In general, South Africa has failed to capitalise on this golden opportunity that offers several benefits: (1) Timeously recover this mostly edible surplus food across the value chain to cost-effectively address malnutrition and food insecurity at scale (2) By diverting food away from landfill we will reduce the impact of food loss and waste on the environment (3) The resultant economic, social and health benefits of creating a surplus food ecosystem.

For this to be realised, we need the national government to introduce regulations that promote food donations; change the public’s incorrect perception of what surplus food is; clarify which foods may be donated for food system representatives; and create a framework that integrates these recommendations across relevant government departments.

Wasted opportunities

According to the United Nations Environment Programme, food systems account for an estimated 30% to 34% of global greenhouse gas emissions. A 2023 study by the International Food Policy Research Institute on the Economic Effects of Reducing Food Loss and Waste in Nigeria, Kenya and Bangladesh demonstrated that halving food loss and waste results in GDP increases of between 1.1% and 2%, with up to 13 million people lifted out of poverty.

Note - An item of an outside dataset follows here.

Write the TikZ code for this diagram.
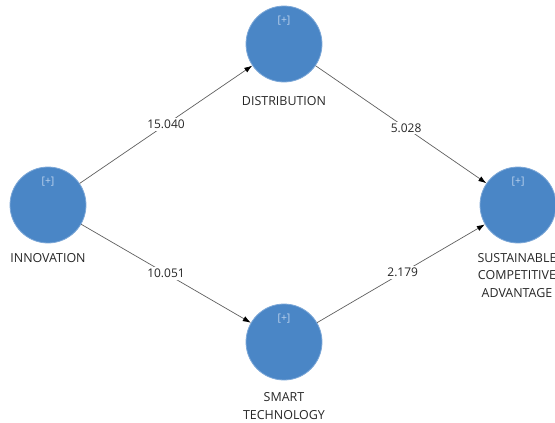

Several countries have recently implemented legislation to promote food donations and make dumping of edible surplus food illegal (France and Italy), while other countries are in the process of drafting regulatory changes to reduce food loss and waste as a climate-mitigation strategy.

South Africa, despite being a signatory to the United Nations’ Sustainable Development Goals (SDGs), including SDG 12.3, which refers to sustainable consumption and production, with a target to halve food loss and waste by 2030, has not made any regulatory amendments to date to achieve this goal.

As hardship persists across South Africa, the chasm of inequality will continue to widen, leading to millions of (especially young) people who are unemployed, starving, angry and desperate. Desperate people with nothing also have nothing to lose. Unless we take some key actions now to address our food crisis, we are likely to face increasing social unrest, like the July 2021 riots in KwaZulu-Natal, but on a more grandiose and destructive scale, from which we may never fully recover.

As we mark the UN’s World Food Day on 16 October 2023, FoodForward SA calls on President Cyril Ramaphosa and his office to consider the urgent implementation of food donation regulations, and to consult more broadly and meaningfully around solutions and strategic actions towards an inclusive Food and Nutrition Security Plan, one which involves food system industry representatives and civil society organisations addressing food insecurity.